Now that you understand the mechanism, the incentives, and the political alignment—here's what it looks like for one person.
Meet Bob. Former Software Salesman. Mortgage holder. Father.
Bob's company deployed AI systems over the past year, and one by one, his colleagues were let go. Last month, it was Bob's turn. He's 43, he has a family, and the career he spent two decades building is gone.
Bob files for unemployment. He gets a modest check. He looks for work, but the jobs in his field are vanishing everywhere. The few retraining programs available are preparing people for roles that AI will master within a few years. His mortgage is due. His savings will last maybe four months. Bob is terrified, and so are millions of others like him. And unemployment benefits don't last forever—when the checks stop, where does Bob turn? What is he forced to do?
Bob receives his Human Credit. Because he's been displaced by automation, Congress has ensured his credit carries substantial value—enough to cover his family's needs throughout the transition and beyond. Bob doesn't need to panic. He doesn't need to drain his savings. The system was designed for exactly this moment.
Bob doesn't face a bureaucracy. He is greeted by providers eager to earn his trust and go to work for him.
Providers approach Bob—not because they're charities, but because his credit is a genuine business opportunity. They want to earn it, and they can only earn it by delivering results that Bob and his family actually value. Bob and his wife sit down and think about what they really need. Healthcare coverage, obviously. Financial planning to bridge the transition. Maybe housing support. And Bob has always had an idea for a small business—is there a provider that offers entrepreneurship mentoring?
This is the heart of it. Congress defines the categories of outcome Bob's credit claims for him—housing, healthcare, food security, and components such as business support or retraining—but within those categories, Bob decides what wellbeing actually means for him. If he is entrepreneurially inclined, he can direct his credit toward the business he has always wanted to start. If his mortgage is underwater and a smaller apartment would lift the weight off his family, that is just as valid a win. Two displaced neighbors can hold an identical credit and build entirely different lives with it. In the end, Bob decides what "earned" means—and a provider only earns his credit by delivering the outcome he values.
It turns out there are several. Some specialize in healthcare. Others focus on entrepreneurship incubation. Some offer comprehensive packages. Bob and his family choose the providers that fit their situation—splitting their credit among specialists or going with a single firm that covers everything. The choice is theirs.
The providers Bob selects are focused on the outcomes they're good at delivering. A healthcare provider isn't trying to also be a career coach. An entrepreneurship incubator isn't pretending to be a housing agency. The market has organized itself around specialization and effectiveness, because that's what earns credits.

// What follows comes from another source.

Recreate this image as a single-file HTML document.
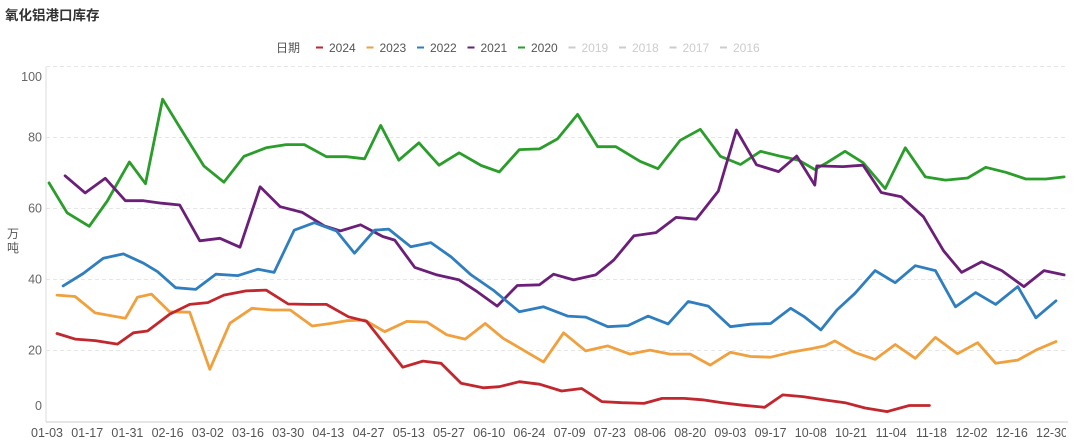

A year later, Bob's life looks different—but it looks good. Maybe his family simply had the stability to breathe and regroup. Maybe he retrained into a new kind of role that genuinely excited him. Maybe he started something of his own. The point isn't that everyone becomes an entrepreneur—it's that Bob had the resources, the support, and the agency to choose his own path, rather than being shuffled into a retraining program for a job that would be automated next year.
Bob assigns his credit voluntarily because he's genuinely grateful. He wasn't "on the dole." He received professional support from providers that had every incentive to help him and his family build a meaningful new chapter. And the providers earned their credits—because Congress structured the system so that real outcomes are what gets rewarded.
And here's what makes the system extraordinarily flexible: on January 1, Bob and his family receive new Human Credits. If their first-year choices worked beautifully—great, they can stay with the same providers and build on that momentum. But if the fit wasn't quite right, or if their circumstances changed, or if they simply want to take their lives in a different direction—they start fresh. New credits, new choices, no penalty for learning what works.
Maybe Bob's entrepreneurship provider was excellent but the healthcare provider was mediocre. Next year, Bob keeps one and switches the other. Maybe Bob's wife discovers a passion for art and wants to work with a creative enrichment provider. She can. Maybe their kids' needs change as they grow. The credits adapt because the family adapts.
This is how the Human Credit accommodates real life. People's needs aren't static. Their ambitions evolve. Their circumstances shift. A system that locks you into a single path or a single provider isn't serving you—it's managing you. The annual credit cycle ensures that the market must earn your trust every single year. Providers can't coast on last year's performance. And you are never stuck.
The transition that could have caused revolution becomes an organized bridge to abundance.
If 10 million workers are displaced, 10 million high-value Human Credits become available—creating a $250 billion to $1 trillion market for support services. Companies, entrepreneurship incubators, healthcare providers, housing organizations, and nonprofits compete intensely for this opportunity. The market mobilizes resources faster and more efficiently than government bureaucracy ever could.